Hope to get to know you all in the future. 

Claire


----------



## Fin (Aug 23, 2004)

Hi Claire,

Welcome to ff I am sure that you will find that this site becomes your best friend over the past couple of months I know I have.  I do not know how I would have gotten through everything if it were not for the wonderful supportive people I have met here.

Good luck for the 27th, keep us posted.

Lol

Fin


----------



## saphy75 (Mar 15, 2004)

hi claire

welcome to ff

its so scary starting out on the if rollercoaster hun, but dont worry all your new ff will be here to help you along the way. so if you ever fancy a natter the chatroom is a great place to go everyone is so friendly and it really helps to talk sometimes.
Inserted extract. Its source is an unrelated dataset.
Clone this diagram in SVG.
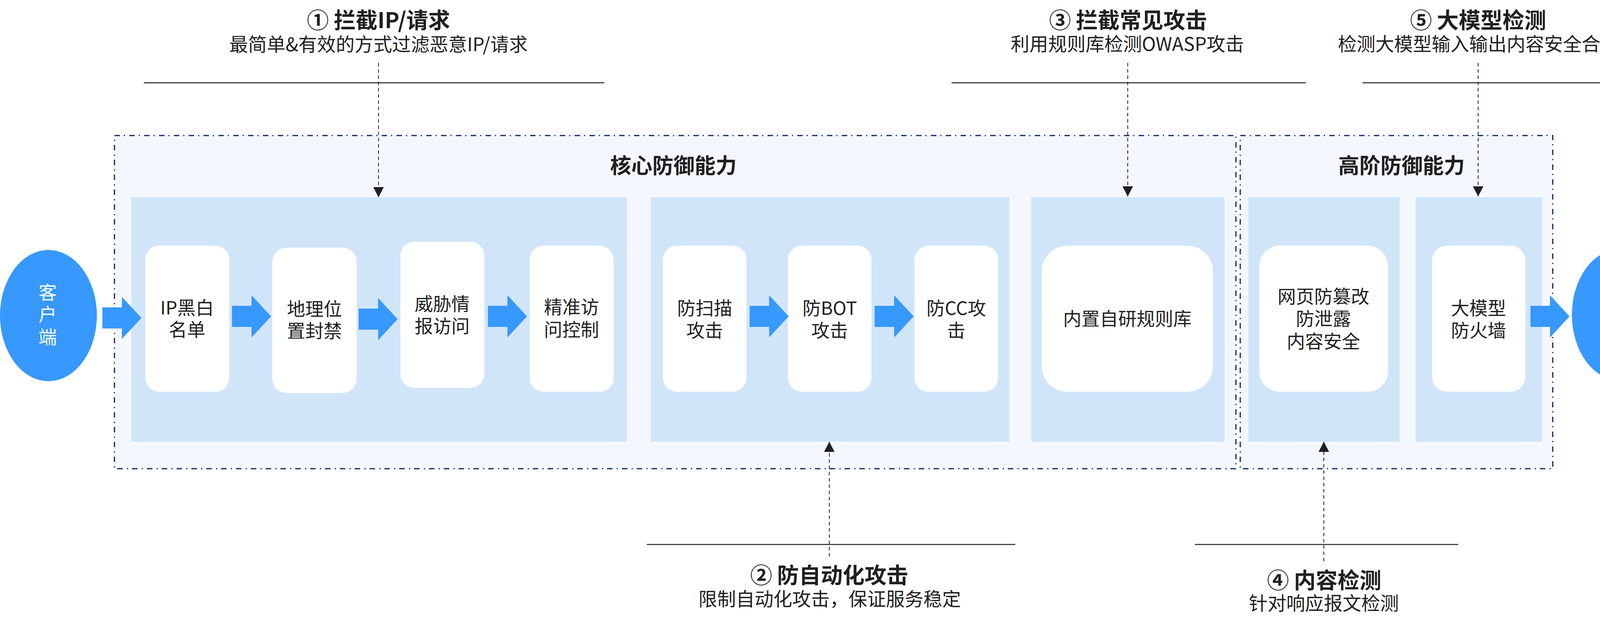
<svg xmlns="http://www.w3.org/2000/svg" width="4271" height="1613" viewBox="0 0 4271 1613">
<defs>
<style>
.outer{fill:#F4F8FE;stroke:#0A2260;stroke-width:3;stroke-dasharray:14 10 3 11;}
.panel{fill:#D1E5F9;}
.node{fill:#FFFFFF;}
.blue{fill:#3798FE;}
.t{font-family:"Noto Sans CJK SC","Noto Sans",sans-serif;fill:#1F1F1F;text-anchor:middle;}
.title{font-size:56px;font-weight:bold;}
.ptitle{font-size:54px;font-weight:bold;}
.sub{font-size:48px;}
.nt{font-size:47px;}
.wt{font-family:"Noto Sans CJK SC","Noto Sans",sans-serif;fill:#FFFFFF;text-anchor:middle;font-size:47px;}
.dash{stroke:#222222;stroke-width:2;stroke-dasharray:9 7;fill:none;}
.rule{stroke:#1F1F1F;stroke-width:2.5;}
</style>
<marker id="ah" markerUnits="userSpaceOnUse" markerWidth="27" markerHeight="27" refX="26" refY="13.5" orient="auto" viewBox="0 0 27 27">
<path d="M0,0 L26,13.5 L0,27 Z" fill="#1F1F1F"/>
</marker>
<path id="barrow" d="M0,-27 H50 V-54 L100,0 L50,54 V27 H0 Z"/>
</defs>
<rect width="4271" height="1613" fill="#FFFFFF"/>

<g id="core-group">
<rect class="outer" x="293" y="347" width="2871" height="853"/>
<text class="t ptitle" x="1724" y="444">核心防御能力</text>
<rect class="panel" x="336" y="505" width="1269" height="626"/>
<rect class="panel" x="1666" y="505" width="918" height="626"/>
<rect class="panel" x="2640" y="505" width="495" height="626"/>
</g>
<g id="advanced-group">
<rect class="outer" x="3175" y="347" width="800" height="853"/>
<text class="t ptitle" x="3588" y="444">高阶防御能力</text>
<rect class="panel" x="3196" y="505" width="387" height="626"/>
<rect class="panel" x="3624" y="505" width="324" height="626"/>
</g>

<g id="client">
<ellipse class="blue" cx="124" cy="808" rx="124" ry="168"/>
<text class="wt" x="122" y="766">客</text>
<text class="wt" x="122" y="822">户</text>
<text class="wt" x="122" y="880">端</text>
</g>
<g id="server">
<ellipse class="blue" cx="4147" cy="806" rx="123" ry="168"/>
<text class="wt" x="4145" y="773">服</text>
<text class="wt" x="4145" y="829">务</text>
<text class="wt" x="4145" y="888">端</text>
</g>

<g id="n-ip">
<rect class="node" x="372" y="629" width="215" height="374" rx="36" ry="36"/>
<text class="t nt" x="479" y="805">IP黑白</text>
<text class="t nt" x="479" y="861">名单</text>
</g>
<g id="n-geo">
<rect class="node" x="697" y="634" width="216" height="372" rx="36" ry="36"/>
<text class="t nt" x="805" y="808">地理位</text>
<text class="t nt" x="805" y="864">置封禁</text>
</g>
<g id="n-threat">
<rect class="node" x="1025" y="619" width="215" height="374" rx="36" ry="36"/>
<text class="t nt" x="1132" y="795">威胁情</text>
<text class="t nt" x="1132" y="852">报访问</text>
</g>
<g id="n-acl">
<rect class="node" x="1356" y="629" width="215" height="374" rx="36" ry="36"/>
<text class="t nt" x="1463" y="803">精准访</text>
<text class="t nt" x="1463" y="861">问控制</text>
</g>
<g id="n-scan">
<rect class="node" x="1697" y="629" width="214" height="374" rx="36" ry="36"/>
<text class="t nt" x="1804" y="806">防扫描</text>
<text class="t nt" x="1804" y="863">攻击</text>
</g>
<g id="n-bot">
<rect class="node" x="2017" y="629" width="214" height="374" rx="36" ry="36"/>
<text class="t nt" x="2124" y="806">防BOT</text>
<text class="t nt" x="2124" y="863">攻击</text>
</g>
<g id="n-cc">
<rect class="node" x="2341" y="629" width="214" height="374" rx="36" ry="36"/>
<text class="t nt" x="2448" y="806">防CC攻</text>
<text class="t nt" x="2448" y="863">击</text>
</g>
<g id="n-rules">
<rect class="node" x="2667" y="629" width="438" height="374" rx="66" ry="66"/>
<text class="t nt" x="2886" y="833">内置自研规则库</text>
</g>
<g id="n-web">
<rect class="node" x="3224" y="629" width="329" height="374" rx="52" ry="52"/>
<text class="t nt" x="3388" y="776">网页防篡改</text>
<text class="t nt" x="3388" y="833">防泄露</text>
<text class="t nt" x="3388" y="891">内容安全</text>
</g>
<g id="n-llm">
<rect class="node" x="3666" y="629" width="239" height="374" rx="38" ry="38"/>
<text class="t nt" x="3785" y="806">大模型</text>
<text class="t nt" x="3785" y="863">防火墙</text>
</g>

<g id="flow-arrows">
<use href="#barrow" class="blue" transform="translate(262,814)"/>
<use href="#barrow" class="blue" transform="translate(594,810)"/>
<use href="#barrow" class="blue" transform="translate(918,817)"/>
<use href="#barrow" class="blue" transform="translate(1249,810)"/>
<use href="#barrow" class="blue" transform="translate(1919,810)"/>
<use href="#barrow" class="blue" transform="translate(2239,810)"/>
<use href="#barrow" class="blue" transform="translate(3918,810)"/>
</g>

<g id="annotation-1">
<text class="t title" x="969" y="72">① 拦截IP/请求</text>
<text class="t sub" x="969" y="131">最简单&amp;有效的方式过滤恶意IP/请求</text>
<line class="rule" x1="368" y1="212" x2="1547" y2="212"/>
</g>
<g id="annotation-3">
<text class="t title" x="2888" y="72">③ 拦截常见攻击</text>
<text class="t sub" x="2886" y="130">利用规则库检测OWASP攻击</text>
<line class="rule" x1="2436" y1="212" x2="3343" y2="212"/>
</g>
<g id="annotation-5">
<text class="t title" x="3784" y="72">⑤ 大模型检测</text>
<text class="t sub" x="3785" y="130">检测大模型输入输出内容安全合规</text>
<line class="rule" x1="3488" y1="212" x2="4109" y2="212"/>
</g>
<g id="annotation-2">
<line class="rule" x1="1656" y1="1394" x2="2599" y2="1394"/>
<text class="t title" x="2123" y="1493">② 防自动化攻击</text>
<text class="t sub" x="2124" y="1551">限制自动化攻击，保证服务稳定</text>
</g>
<g id="annotation-4">
<line class="rule" x1="3059" y1="1394" x2="3733" y2="1394"/>
<text class="t title" x="3390" y="1506">④ 内容检测</text>
<text class="t sub" x="3389" y="1562">针对响应报文检测</text>
</g>

<g id="connectors">
<line class="dash" x1="969" y1="161" x2="969" y2="505" marker-end="url(#ah)"/>
<line class="dash" x1="2887" y1="161" x2="2887" y2="503" marker-end="url(#ah)"/>
<line class="dash" x1="3784" y1="161" x2="3784" y2="503" marker-end="url(#ah)"/>
<line class="dash" x1="2123" y1="1425" x2="2123" y2="1131" marker-end="url(#ah)"/>
<line class="dash" x1="3389" y1="1437" x2="3389" y2="1131" marker-end="url(#ah)"/>
</g>
</svg>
good luck for the 27th hun

luv pam xx


----------



## Leanne (Jan 24, 2004)

hiya Claire,

You have certainly come to the right place!! Welcome to ff. Wishing you lots of luck for future treatment,

L xx


----------



## murtle (Feb 13, 2004)

Welcome to ff Claire.

This is such a fab site. The support you'll get on here is fantastic. There is always someone to answer your questions and ready to share their experiences with you. 

Good luck for the 27th

luv'n'hugs
Murtle
xxx


----------



## Lilly (Apr 27, 2003)

Hi Claire

Welcome to ff hun wishing  you all the best for your appointment hope your dream comes true soon 

love always lilly xxx


----------



## natalie34 (Jun 7, 2004)

Hi Claire,

Welcome to FF.

The waiting for your 1st appt is always the worst. Once you have had that, things will be a lot clearer. We have only just had our 1st appt on Wednesday but the good news is that things are now starting to move along nicely.

Wishing you lots of luck for 27th. It'll be here before you know it!

Nat xxx


----------



## Laine (Mar 23, 2002)

Hi Claire,

A warm welcome to FF!

Wishing you luck on the 27th.

Laine x


----------



## Mary M (Sep 11, 2004)

hi there I am new to  this site and I have not got an idea how to use it, but i am 34, and have just recently found out that I am borderline ovulating, 24.2 does anyone know what this means, also they said that my lining is to thin and would not be able to hold an implant......I am feeling so so bad that i don't know what to think, what this all means, will I be able to concieve....please if anybody has any advice or knowledge that they can share I would really appreciate it...  
PS how do I get on the chat lines?


----------



## Lilly (Apr 27, 2003)

Hi Ms D

Welcome to ff hun sorry i cant help with your ? to get into chat go to main page and clic on chat you will need your password you use to get on this goodluck hun someone will be able to answer your ? hun sorry i cant hope to chat soon 

love always lilly xxx


----------



## chick66 (Nov 18, 2003)

Hi Claire
Hello & welcome to this fabulous site.
Wishing you all the best for your appt on the 27th.
Chick


----------



## jane1 (Jan 22, 2004)

hello claire
this site will be very helpful with any questions you have.everyone on here are all very nice and friendly.lots of love and luck for the 27th.
all my love
jane1.xxxxx


----------